The second hypothesis maintains that the ‘phenomena’ realm is a phenomenal virtual-reality model generated by a noumenal outside machine-like organism (my body) to help itself maintain its structure within the noumenal world (navigating away from harm and towards energy sources). If this hypothesis is true then the “material” from which the ‘noumena’ (including my body) is made out from.. is of unknowable! All we know, and all we can ever know are the properties of the internal VR model. When someone asks something like “How does the outside look like?”, there is no answer because the question is absurd to begin with. “Looking” is a property of the VR models, there’s no “looking” outside of an internal model. Nobody can ever look at the noumena directly, without seeing it through a VR model — and as long as we’ll do that we’ll only see the model’s phenomenal properties. These internal model properties must be correlated with the outside noumenal properties (otherwise we won’t be able to correctly navigate the world and stay alive) but they’re not the same. There are philosophers and AI researchers saying that the outside noumenal world probably doesn’t even happen in a tridimensional space, this being only a property of our internal phenomenal space.
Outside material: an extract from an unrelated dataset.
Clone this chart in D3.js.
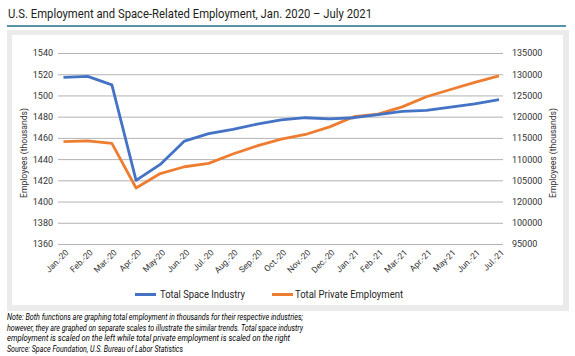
<!DOCTYPE html>
<html>
<head>
<meta charset="utf-8">
<script src="https://cdn.jsdelivr.net/npm/d3@7"></script>
<style>
  html, body { margin: 0; padding: 0; background: #ffffff; }
  svg { display: block; }
  text { font-family: Roboto, "Open Sans", "DejaVu Sans", sans-serif; }
</style>
</head>
<body>
<svg id="chart" width="575" height="356"></svg>
<script>
// ---------- DATA ----------
const months = ["Jan.-20","Feb.-20","Mar.-20","Apr.-20","May-20","Jun.-20","Jul.-20","Aug.-20","Sep.-20","Oct.-20","Nov.-20","Dec.-20","Jan.-21","Feb.-21","Mar.-21","Apr.-21","May-21","Jun.-21","Jul.-21"];
const spaceIndustry = [1517,1518,1510,1420,1435,1457,1464,1468,1473,1477,1479,1478,1479,1482,1485,1486,1489,1492,1496];
const privateEmployment = [114100,114300,113700,103200,106600,108200,109000,111200,113100,114700,115800,117600,120000,120600,122300,124700,126400,128100,129600];
const leftTicks = [1360,1380,1400,1420,1440,1460,1480,1500,1520,1540];
const rightTickValues = [135000,130000,125000,120000,115000,110000,105000,100000,95000,90000];
const rightTickLabels = ["135000","130000","125000","120000","115000","110000","105000","120000","100000","95000"];
const seriesNames = ["Total Space Industry","Total Private Employment"];
const titleText = "U.S. Employment and Space-Related Employment, Jan. 2020 \u2013 July 2021";
const noteLines = [
  "Note: Both functions are graphing total employment in thousands for their respective industries;",
  "however, they are graphed on separate scales to illustrate the similar trends. Total space industry",
  "employment is scaled on the left while total private employment is scaled on the right",
  "Source: Space Foundation, U.S. Bureau of Labor Statistics"
];

// ---------- LAYOUT ----------
const svg = d3.select("#chart");
const blue = "#4472C4", orange = "#ED7D31";
const gridLeft = 58, gridRight = 503, yTop = 53, yBottom = 244;

// title
svg.append("text").attr("x", 8).attr("y", 18)
  .attr("font-size", 13).attr("fill", "#231f20")
  .attr("textLength", 364).attr("lengthAdjust", "spacingAndGlyphs")
  .text(titleText);
svg.append("line").attr("x1", 7).attr("x2", 566).attr("y1", 26).attr("y2", 26)
  .attr("stroke", "#1f6f8b").attr("stroke-width", 1.5);

// panel
svg.append("rect").attr("x", 7).attr("y", 30).attr("width", 562).attr("height", 281).attr("fill", "#ebebeb");
svg.append("rect").attr("x", 12).attr("y", 35).attr("width", 551).attr("height", 270).attr("fill", "#ffffff");

// scales
const x = d3.scalePoint().domain(months).range([63.5, 499]);
const yL = d3.scaleLinear().domain([1360, 1540]).range([yBottom, yTop]);
const yR = d3.scaleLinear().domain([90000, 135000]).range([yBottom, yTop]);

// left axis with gridlines
const gL = svg.append("g").attr("transform", `translate(${gridLeft},0)`)
  .call(d3.axisLeft(yL).tickValues(leftTicks).tickSize(-(gridRight - gridLeft)).tickPadding(5).tickFormat(d3.format("d")));
gL.select(".domain").remove();
gL.selectAll(".tick line").attr("stroke", "#b3b3b3").attr("stroke-width", 1);
gL.selectAll(".tick text").attr("font-size", 9).attr("fill", "#333").style("font-family", "Roboto, sans-serif");

// right axis
const gR = svg.append("g").attr("transform", `translate(${gridRight},0)`)
  .call(d3.axisRight(yR).tickValues(rightTickValues).tickSize(0).tickPadding(9)
    .tickFormat(d => rightTickLabels[rightTickValues.indexOf(d)]));
gR.select(".domain").remove();
gR.selectAll(".tick text").attr("font-size", 9).attr("fill", "#333").style("font-family", "Roboto, sans-serif");

// x axis
const gX = svg.append("g").attr("transform", "translate(0,250)")
  .call(d3.axisBottom(x).tickSize(0).tickPadding(0));
gX.select(".domain").remove();
gX.selectAll(".tick text")
  .attr("font-size", 8.5).attr("fill", "#333").style("font-family", "Roboto, sans-serif")
  .attr("text-anchor", "end").attr("x", 0).attr("y", 0).attr("dy", "0.35em")
  .attr("transform", "translate(3,1) rotate(-45)");

// axis titles
svg.append("text").attr("transform", "translate(27,153) rotate(-90)")
  .attr("text-anchor", "middle").attr("font-size", 9).attr("fill", "#333")
  .attr("textLength", 90).attr("lengthAdjust", "spacingAndGlyphs")
  .text("Employees (thousands)");
svg.append("text").attr("transform", "translate(556,153) rotate(-90)")
  .attr("text-anchor", "middle").attr("font-size", 9).attr("fill", "#333")
  .attr("textLength", 90).attr("lengthAdjust", "spacingAndGlyphs")
  .text("Employees (thousands)");

// lines
const lineL = d3.line().x((d, i) => x(months[i])).y(d => yL(d));
const lineR = d3.line().x((d, i) => x(months[i])).y(d => yR(d));
svg.append("path").datum(privateEmployment).attr("d", lineR)
  .attr("fill", "none").attr("stroke", orange).attr("stroke-width", 2.8).attr("stroke-linejoin", "round");
svg.append("path").datum(spaceIndustry).attr("d", lineL)
  .attr("fill", "none").attr("stroke", blue).attr("stroke-width", 2.8).attr("stroke-linejoin", "round");

// legend
const legend = [
  {name: seriesNames[0], color: blue, x0: 135, tx: 160, tl: 85},
  {name: seriesNames[1], color: orange, x0: 272, tx: 295, tl: 108}
];
legend.forEach(l => {
  svg.append("line").attr("x1", l.x0).attr("x2", l.x0 + 21).attr("y1", 294.5).attr("y2", 294.5)
    .attr("stroke", l.color).attr("stroke-width", 3);
  svg.append("text").attr("x", l.tx).attr("y", 298).attr("font-size", 10).attr("fill", "#262626")
    .attr("textLength", l.tl).attr("lengthAdjust", "spacingAndGlyphs").text(l.name);
});

// notes
const noteLens = [296, 296, 283, 176];
noteLines.forEach((t, i) => {
  svg.append("text").attr("x", 7).attr("y", 320 + i * 10.5)
    .attr("font-size", 8.3).attr("font-style", "italic").attr("fill", "#000")
    .attr("textLength", noteLens[i]).attr("lengthAdjust", "spacingAndGlyphs").text(t);
});
</script>
</body>
</html>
“So what actually “exists” outside of the nervous system?”
My belief is that we cannot ever know. But we must keep asking questions. Also, i think we must have immense gratitude and reverence towards the evolved esthetic of our phenomenal world. If you force yourself to look at your world knowing that it’s an VR simulation, you’ll find out sooner or later that you’ve lost some of life’s magic. I’ve been going through life for a couple of years like that and things definitely lost their charm. This doesn’t happen to everyone, there are philosophers of mind that find great mystery and excitement while seeing their world as a VR-like simulation. Also, in some Buddhist branches that cultivate the view that everything is a construction of mind (from the sense of touch, smell, colors, shapes, all the way to the sense of having a hand and being a self), they say that eventually, after one is firmly settled into knowing that they are a “hallucination living inside an illusion”, there is great freedom and joy to be experienced. I believe that, but in the same time i believe that the way in which a naive child sees the world is just as magic as any other way, including that of a Buddha.